- _PROMPT_
Strip the pictures and reproduce the rest of the listing exactly.
╭─ DATASET EXTRACT
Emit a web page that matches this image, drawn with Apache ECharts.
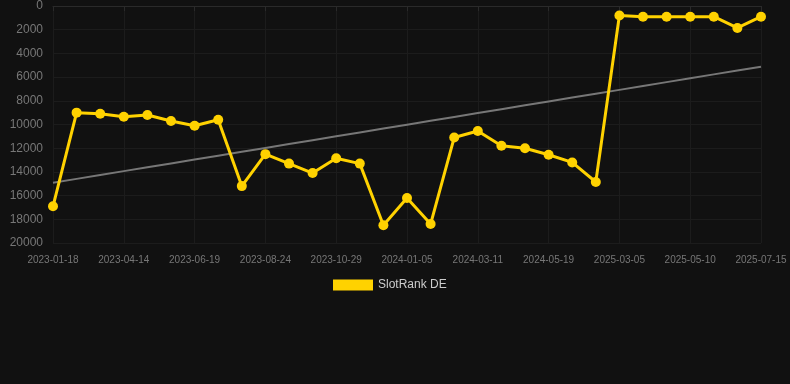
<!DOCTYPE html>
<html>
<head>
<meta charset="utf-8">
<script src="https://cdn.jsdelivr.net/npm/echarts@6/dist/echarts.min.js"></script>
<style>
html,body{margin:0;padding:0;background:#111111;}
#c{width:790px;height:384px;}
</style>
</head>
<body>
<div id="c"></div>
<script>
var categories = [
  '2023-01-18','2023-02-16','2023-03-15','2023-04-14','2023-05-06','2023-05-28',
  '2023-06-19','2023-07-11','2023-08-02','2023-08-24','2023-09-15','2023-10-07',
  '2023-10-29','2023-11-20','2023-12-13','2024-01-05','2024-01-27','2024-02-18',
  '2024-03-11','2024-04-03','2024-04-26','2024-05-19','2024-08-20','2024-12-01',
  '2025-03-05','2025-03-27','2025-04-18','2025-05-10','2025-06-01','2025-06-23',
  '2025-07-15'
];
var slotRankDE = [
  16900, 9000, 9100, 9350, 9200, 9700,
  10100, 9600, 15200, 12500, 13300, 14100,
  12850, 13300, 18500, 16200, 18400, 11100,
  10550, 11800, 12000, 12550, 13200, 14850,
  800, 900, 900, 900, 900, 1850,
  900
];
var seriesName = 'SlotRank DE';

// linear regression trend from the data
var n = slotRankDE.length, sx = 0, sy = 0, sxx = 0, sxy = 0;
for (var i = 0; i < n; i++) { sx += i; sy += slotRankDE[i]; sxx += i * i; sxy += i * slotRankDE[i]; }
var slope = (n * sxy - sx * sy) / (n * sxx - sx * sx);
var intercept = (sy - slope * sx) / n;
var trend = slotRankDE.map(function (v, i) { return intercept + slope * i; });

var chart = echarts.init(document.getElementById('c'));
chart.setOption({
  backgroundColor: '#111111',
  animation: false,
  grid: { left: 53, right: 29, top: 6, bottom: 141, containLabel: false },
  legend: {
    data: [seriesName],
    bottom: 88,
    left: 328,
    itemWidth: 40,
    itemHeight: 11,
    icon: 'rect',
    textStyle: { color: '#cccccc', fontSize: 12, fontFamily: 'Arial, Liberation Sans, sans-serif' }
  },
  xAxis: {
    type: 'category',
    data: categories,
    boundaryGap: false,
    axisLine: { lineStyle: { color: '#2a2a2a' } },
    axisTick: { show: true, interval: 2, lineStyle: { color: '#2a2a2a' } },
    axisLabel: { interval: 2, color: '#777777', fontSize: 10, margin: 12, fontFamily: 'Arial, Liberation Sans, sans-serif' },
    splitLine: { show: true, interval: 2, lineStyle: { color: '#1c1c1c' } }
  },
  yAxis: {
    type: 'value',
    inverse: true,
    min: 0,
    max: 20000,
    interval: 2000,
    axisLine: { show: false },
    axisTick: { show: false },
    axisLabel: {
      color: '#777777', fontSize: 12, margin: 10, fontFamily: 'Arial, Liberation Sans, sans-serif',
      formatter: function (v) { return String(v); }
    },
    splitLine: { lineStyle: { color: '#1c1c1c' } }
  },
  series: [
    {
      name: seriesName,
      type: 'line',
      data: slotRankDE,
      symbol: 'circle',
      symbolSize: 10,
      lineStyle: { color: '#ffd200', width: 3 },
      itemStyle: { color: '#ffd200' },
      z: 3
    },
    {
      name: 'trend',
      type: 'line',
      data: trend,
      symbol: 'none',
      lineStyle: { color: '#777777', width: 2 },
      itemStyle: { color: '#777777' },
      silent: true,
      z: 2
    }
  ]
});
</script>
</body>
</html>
╰─
- _EXPECTED OUTPUT_
Emit a web page that matches this image, drawn with Apache ECharts.
<!DOCTYPE html>
<html>
<head>
<meta charset="utf-8">
<script src="https://cdn.jsdelivr.net/npm/echarts@6/dist/echarts.min.js"></script>
<style>
html,body{margin:0;padding:0;background:#111111;}
#c{width:790px;height:384px;}
</style>
</head>
<body>
<div id="c"></div>
<script>
var categories = [
  '2023-01-18','2023-02-16','2023-03-15','2023-04-14','2023-05-06','2023-05-28',
  '2023-06-19','2023-07-11','2023-08-02','2023-08-24','2023-09-15','2023-10-07',
  '2023-10-29','2023-11-20','2023-12-13','2024-01-05','2024-01-27','2024-02-18',
  '2024-03-11','2024-04-03','2024-04-26','2024-05-19','2024-08-20','2024-12-01',
  '2025-03-05','2025-03-27','2025-04-18','2025-05-10','2025-06-01','2025-06-23',
  '2025-07-15'
];
var slotRankDE = [
  16900, 9000, 9100, 9350, 9200, 9700,
  10100, 9600, 15200, 12500, 13300, 14100,
  12850, 13300, 18500, 16200, 18400, 11100,
  10550, 11800, 12000, 12550, 13200, 14850,
  800, 900, 900, 900, 900, 1850,
  900
];
var seriesName = 'SlotRank DE';

// linear regression trend from the data
var n = slotRankDE.length, sx = 0, sy = 0, sxx = 0, sxy = 0;
for (var i = 0; i < n; i++) { sx += i; sy += slotRankDE[i]; sxx += i * i; sxy += i * slotRankDE[i]; }
var slope = (n * sxy - sx * sy) / (n * sxx - sx * sx);
var intercept = (sy - slope * sx) / n;
var trend = slotRankDE.map(function (v, i) { return intercept + slope * i; });

var chart = echarts.init(document.getElementById('c'));
chart.setOption({
  backgroundColor: '#111111',
  animation: false,
  grid: { left: 53, right: 29, top: 6, bottom: 141, containLabel: false },
  legend: {
    data: [seriesName],
    bottom: 88,
    left: 328,
    itemWidth: 40,
    itemHeight: 11,
    icon: 'rect',
    textStyle: { color: '#cccccc', fontSize: 12, fontFamily: 'Arial, Liberation Sans, sans-serif' }
  },
  xAxis: {
    type: 'category',
    data: categories,
    boundaryGap: false,
    axisLine: { lineStyle: { color: '#2a2a2a' } },
    axisTick: { show: true, interval: 2, lineStyle: { color: '#2a2a2a' } },
    axisLabel: { interval: 2, color: '#777777', fontSize: 10, margin: 12, fontFamily: 'Arial, Liberation Sans, sans-serif' },
    splitLine: { show: true, interval: 2, lineStyle: { color: '#1c1c1c' } }
  },
  yAxis: {
    type: 'value',
    inverse: true,
    min: 0,
    max: 20000,
    interval: 2000,
    axisLine: { show: false },
    axisTick: { show: false },
    axisLabel: {
      color: '#777777', fontSize: 12, margin: 10, fontFamily: 'Arial, Liberation Sans, sans-serif',
      formatter: function (v) { return String(v); }
    },
    splitLine: { lineStyle: { color: '#1c1c1c' } }
  },
  series: [
    {
      name: seriesName,
      type: 'line',
      data: slotRankDE,
      symbol: 'circle',
      symbolSize: 10,
      lineStyle: { color: '#ffd200', width: 3 },
      itemStyle: { color: '#ffd200' },
      z: 3
    },
    {
      name: 'trend',
      type: 'line',
      data: trend,
      symbol: 'none',
      lineStyle: { color: '#777777', width: 2 },
      itemStyle: { color: '#777777' },
      silent: true,
      z: 2
    }
  ]
});
</script>
</body>
</html>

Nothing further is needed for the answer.